In response to numerous complaints by North Dakota citizens about protesters blocking traffic, lawmakers have introduced a bill that would allow motorists to run them over without consequence.

Yes, you read that correctly. North Dakota lawmakers have introduced a bill into the Republican-controlled state legislature that would absolve any motorist of any legal or financial repercussions, should they happen to “accidentally” run over someone protesting in the road.

According to the bill’s sponsor, Rep. Keith Kempenich, the burden of proof would shift from the driver to the pedestrian. He also admitted that the bill comes in response to the Dakota Access Pipeline protests that are occurring in the state.

Kempenich claims that the bill is needed because groups of protesters often gather too close to roadways and can cause problems as motorists attempt to transit the area. He says that he has reports and eye witnesses of protesters jumping out in front of motorists.

“They’re [the roads] not there for the protesters. They’re intentionally putting themselves in danger.”

Situations are often dire at the DAPL Protests. [Image by David Goldman/AP Images]

When asked about situations where there are no protests involved, Kempenich admitted that there might be an issue. But he wants to lessen the burden on motorists who, when faced with a ravening pack of sign waving lunatics, might accidentally “punch the accelerator rather than the brakes.”

This isn’t the first instance of legislation introduced in North Dakota in direct response to protests over the DAPL pipeline. The protests have ended up costing the state over $22 million and created almost 600 arrests in the area since the protests began in August, leading to significant pressure on lawmakers to do something about the protests and by large, the protestors.

What are the DAPL Protests About?

The protests are over a $3.8 billion-dollar pipeline that was scheduled to transport oil from the oil fields in North Dakota to a storage location in Patoka, Illinois. The reasons for the protests are primarily two-fold.

First, there are the environmental safety concerns that the pipeline could contaminate the main source of drinking water for the Standing Rock Sioux Tribe. While some will dismiss this as a far-fetched fear, the pipeline was already diverted from a route near the capital city of Bismark. The reason for the move? Citizens of Bismark feared that a pipeline spill would contaminate the municipal water supply.

Military veterans huddle together to hold a United States flag during the DAPL protests. [Image by David Goldman/AP Images]

The second reason for the protests is the cultural intrusion that the pipeline represents. Land that has served as both burial locations and as holy sites have been marked for demolition to make way for the pipeline. According to representatives from the Standing Rock Sioux Tribe, there has been significant destruction of sacred sites already.

What Other Legislation?

A bill that would criminalize the use of masks by adults anywhere is already on the table. This is a variation of a previous law that criminalized the wearing of the signature Ku Klux Klan white hood.

Another bill will allow the North Dakota Attorney General to sue the federal government to defray the costs of dealing with the protests.

A dissenting opinion to the so-called “protest laws” was voiced by Marvin Nelson, who said, Knee-jerk legislation often is poor legislation.”

The protests may soon be moot, however.
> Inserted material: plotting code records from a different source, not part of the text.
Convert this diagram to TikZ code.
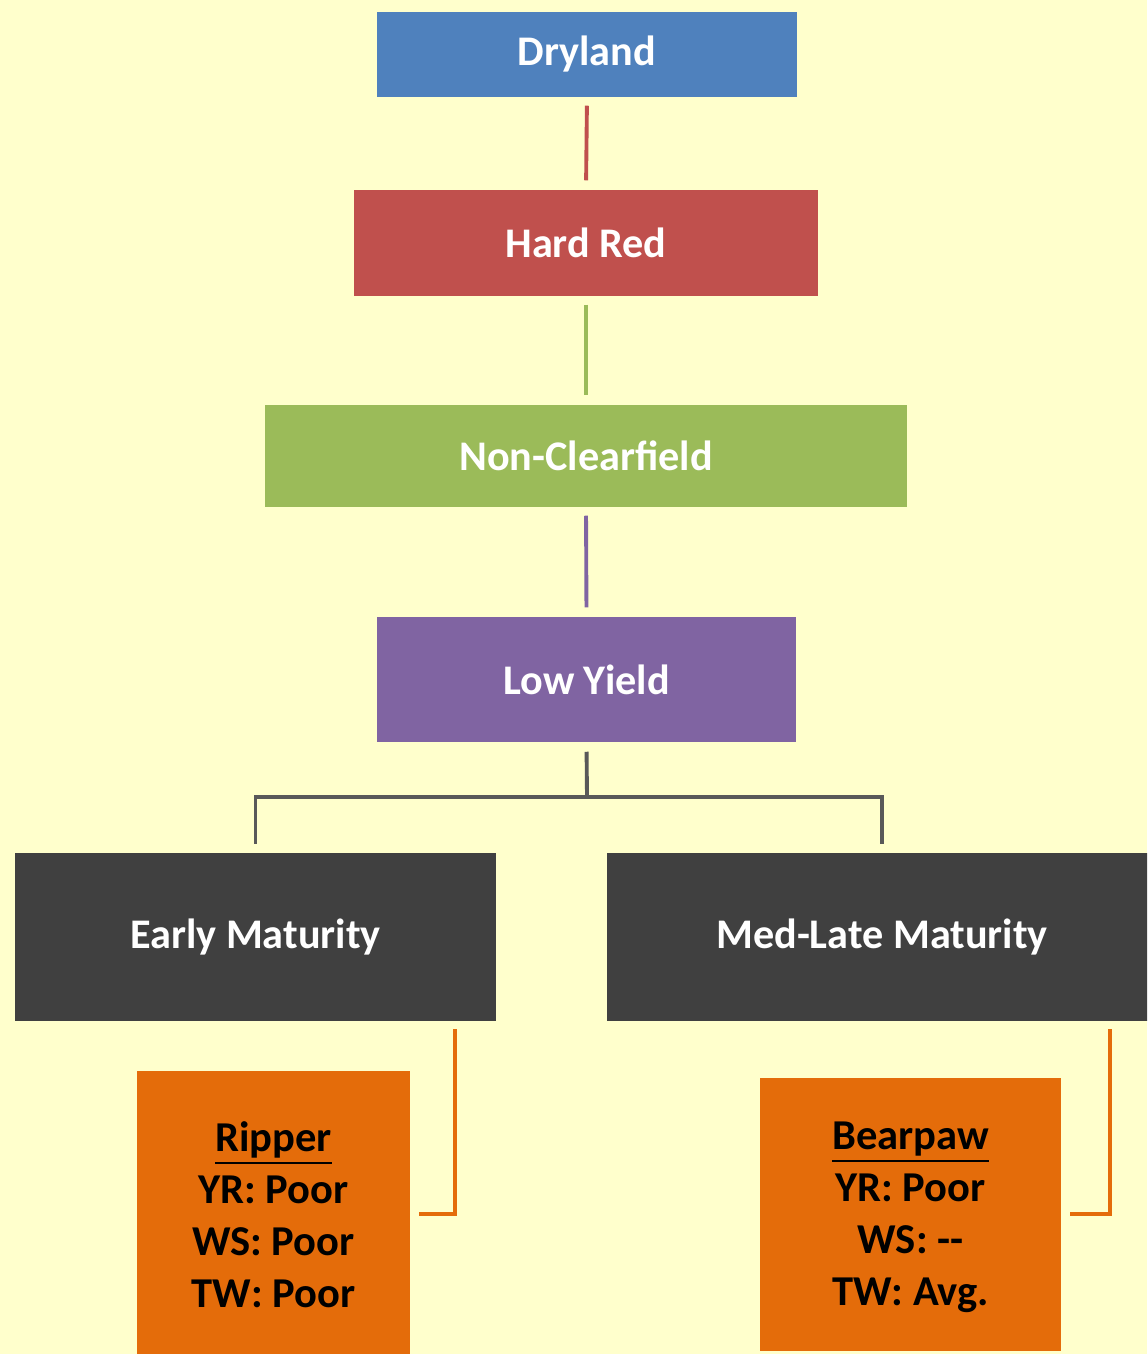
\documentclass[tikz,border=0pt]{standalone}
\usepackage{fontspec}
\setmainfont{Carlito}
\usetikzlibrary{positioning}
\definecolor{bgyellow}{HTML}{FFFFCC}
\definecolor{cblue}{HTML}{4F81BD}
\definecolor{cred}{HTML}{C0504D}
\definecolor{cgreen}{HTML}{9BBB59}
\definecolor{cpurple}{HTML}{8064A2}
\definecolor{cdark}{HTML}{404040}
\definecolor{cgrey}{HTML}{595959}
\definecolor{corange}{HTML}{E46C0A}
\tikzset{
  box/.style={rectangle, inner sep=0pt, text=white, font=\fontsize{12}{14}\bfseries\selectfont},
  card/.style={rectangle, inner sep=0pt, fill=corange, align=center, text=black, font=\fontsize{12.1}{14.8}\bfseries\selectfont},
  link/.style={line width=1.1pt}
}
\begin{document}
\begin{tikzpicture}[line join=miter, line cap=rect, x=0.01cm, y=-0.01cm]
\def \W{1147};
\def \H{1354};
\useasboundingbox (0,0) rectangle (\W,\H);
\fill[bgyellow] (0,0) rectangle (\W,\H);
\clip (0,0) rectangle (\W,\H);
% levels
\node[box, fill=cblue, minimum width=4.2cm, minimum height=0.85cm] (dry) at (587,54.5) {Dryland};
\node[box, fill=cred, minimum width=4.64cm, minimum height=1.06cm] (hard) at (586,243) {Hard Red};
\node[box, fill=cgreen, minimum width=6.42cm, minimum height=1.02cm] (nocl) at (586,456) {Non-Clearfield};
\node[box, fill=cpurple, minimum width=4.19cm, minimum height=1.25cm] (low) at (586.5,679.5) {Low Yield};
\node[box, fill=cdark, minimum width=4.81cm, minimum height=1.68cm] (early) at (255.5,937) {Early Maturity};
\node[box, fill=cdark, minimum width=5.6cm, minimum height=1.68cm, anchor=west] (late) at (606,937) {};
\node[box] at (882,937) {Med-Late Maturity};
% varieties
\node[card, minimum width=2.73cm, minimum height=3.0cm, anchor=north] (ripper) at (273.5,1070) {};
\node[card, minimum width=3.01cm, minimum height=2.73cm, anchor=north] (bear) at (910.5,1077) {};
\node[card, anchor=north] at (273.5,1121) {\underline{Ripper}\\YR: Poor\\WS: Poor\\TW: Poor};
\node[card, anchor=north] at (910.5,1121) {\underline{Bearpaw}\\YR: Poor\\WS: -{}-\\TW: Avg.};
% connectors
\foreach \a/\b/\c in {dry/hard/cred, hard/nocl/cgreen, nocl/low/cpurple}{
  \draw[link, \c, line cap=butt, shorten <=0.08cm, shorten >=0.09cm] (\a.south) -- (\b.north);
}
\coordinate (fork) at (587,797);
\draw[link, cgrey, line cap=butt, shorten <=0.09cm] (low.south) -- (fork);
\draw[link, cgrey] (early.north |- 0,842) |- (fork) -| (882,842);
\draw[link, corange] (455,1031) |- ([xshift=0.1cm]ripper.east |- 0,1214);
\draw[link, corange] (1110,1031) |- ([xshift=0.1cm]bear.east |- 0,1214);
\end{tikzpicture}
\end{document}
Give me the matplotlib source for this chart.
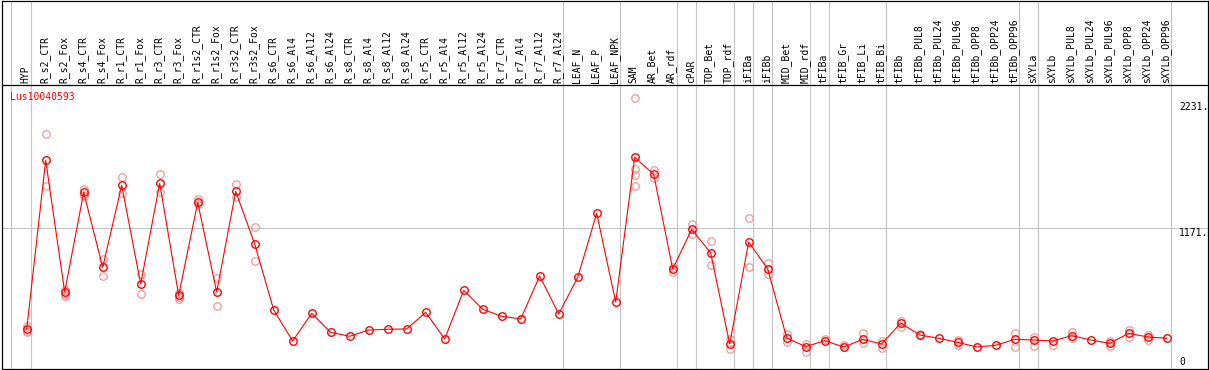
import matplotlib
matplotlib.use("Agg")
import matplotlib.pyplot as plt

title = "Lus10040593"
categories = [
    "HYP", "R_s2_CTR", "R_s2_Fox", "R_s4_CTR", "R_s4_Fox", "R_r1_CTR", "R_r1_Fox",
    "R_r3_CTR", "R_r3_Fox", "R_r1s2_CTR", "R_r1s2_Fox", "R_r3s2_CTR", "R_r3s2_Fox",
    "R_s6_CTR", "R_s6_Al4", "R_s6_Al12", "R_s6_Al24", "R_s8_CTR", "R_s8_Al4",
    "R_s8_Al12", "R_s8_Al24", "R_r5_CTR", "R_r5_Al4", "R_r5_Al12", "R_r5_Al24",
    "R_r7_CTR", "R_r7_Al4", "R_r7_Al12", "R_r7_Al24", "LEAF_N", "LEAF_P", "LEAF_NPK",
    "SAM", "AR_Bet", "AR_rdf", "cPAR", "TOP_Bet", "TOP_rdf", "iFIBa", "iFIBb",
    "MID_Bet", "MID_rdf", "tFIBa", "tFIB_Gr", "tFIB_Li", "tFIB_Bi", "tFIBb",
    "tFIBb_PUL8", "tFIBb_PUL24", "tFIBb_PUL96", "tFIBb_OPP8", "tFIBb_OPP24",
    "tFIBb_OPP96", "sXYLa", "sXYLb", "sXYLb_PUL8", "sXYLb_PUL24", "sXYLb_PUL96",
    "sXYLb_OPP8", "sXYLb_OPP24", "sXYLb_OPP96",
]

mean_values = [
    317, 1745, 632, 1475, 841, 1534, 700, 1551, 604, 1390, 632, 1483, 1038,
    480, 218, 452, 291, 258, 311, 317, 320, 460, 235, 646, 486, 427, 404, 768, 446,
    756, 1297, 548,
    1771, 1627, 827, 1162, 962, 193, 1055, 827, 244, 170,
    221, 167, 232, 193, 370, 269, 241, 207, 167, 182, 232,
    227, 218, 263, 227, 198, 283, 252, 241,
]

replicate_values = [
    [345, 305, 297], [1968, 1531], [649, 615, 598], [1503, 1455, 1444], [911, 765],
    [1602, 1472], [784, 613], [1630, 1475], [621, 587, 576], [1418, 1373],
    [748, 511], [1545, 1438], [1179, 892],
    [], [], [], [], [], [], [], [], [], [], [], [], [], [], [], [],
    [], [], [],
    [2269, 1672, 1619, 1531], [1664, 1592], [841, 799], [1207, 1120], [1061, 861],
    [232, 148], [1258, 841], [875, 782], [277, 210], [193, 128],
    [232], [187], [286, 198], [221, 162], [390, 336], [274], [], [224, 184], [], [],
    [286, 170],
    [255, 176], [187], [297, 244], [], [221, 176], [311, 255], [272, 227], [],
]

y_tick_values = [0, 1171, 2231]
y_tick_labels = ["0", "1171.", "2231."]
group_boundaries = [-1, 0, 28, 31, 34, 35, 37, 38, 39, 41, 42, 45, 52, 53, 60]

# ---- pixel geometry helpers ----
W, H = 1209, 370
X0, DX = 26.7, 19.0          # pixel x of first category, spacing
Y0, SY = 366.8, 0.1183       # pixel y of value 0, pixels per unit


def vy(py):
    return (Y0 - py) / SY


def ix(px):
    return (px - X0) / DX


fig = plt.figure(figsize=(W / 100, H / 100), dpi=100)
left_px, right_px, top_px, bot_px = 1.5, 1207.5, 0.5, 369.3
ax = fig.add_axes([left_px / W, (H - bot_px) / H, (right_px - left_px) / W, (bot_px - top_px) / H])
ax.set_xlim(ix(left_px), ix(right_px))
ax.set_ylim(vy(bot_px), vy(top_px))
ax.set_xticks([])
ax.set_yticks([])
for s in ax.spines.values():
    s.set_color("black")
    s.set_linewidth(0.9)

grid_c = "#c4c4c4"
ax.axhline(1171, color=grid_c, lw=0.8, zorder=1)
for b in group_boundaries:
    ax.axvline(b + 0.2, color=grid_c, lw=0.8, zorder=1)
ax.axhline(vy(85), color="black", lw=0.9, zorder=2)

xs = list(range(len(categories)))
rx, ry = [], []
for i, reps in enumerate(replicate_values):
    for r in reps:
        rx.append(i)
        ry.append(r)
ax.plot(rx, ry, linestyle="none", marker="o", markersize=5.4, markerfacecolor="none",
        markeredgecolor="#f09898", markeredgewidth=0.9, zorder=3, clip_on=False)
ax.plot(xs, mean_values, color="#ff0000", lw=0.8, marker="o", markersize=5.4,
        markerfacecolor="none", markeredgecolor="#ff0000", markeredgewidth=1.0, zorder=4)

mono = "DejaVu Sans Mono"
for i, c in enumerate(categories):
    ax.text(i - 0.05, vy(83), c, rotation=90, ha="center", va="bottom",
            fontsize=7, family=mono, color="black")

ax.text(ix(10), vy(97), title, ha="left", va="center", fontsize=7, family=mono, color="#ff0000")

label_px = {0: 361.7, 1171: 232.7, 2231: 107.3}
for v, lab in zip(y_tick_values, y_tick_labels):
    ax.text(ix(1179), vy(label_px[v]), lab, ha="left", va="center", fontsize=7,
            family=mono, color="black")

fig.savefig("out.png", dpi=100)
With the inauguration of President Trump, the nomination of Senator John Hoeven as the Chairman of the U.S. Senate Committee on Indian Affairs is pretty much a shoe in. And as Senator Hoeven is an avid supporter of both the oil industry and the DAPL project, it is likely that permission will be given by the new administration. Those same sentiments were echoed by newly elected North Dakota Governor Doug Burgum who believes that the pipeline will inevitably be built when Trump takes office.

The bill, House Bill 1203, is due to be heard by the North Dakota House Transportation Committee on Friday, January 20, 2017.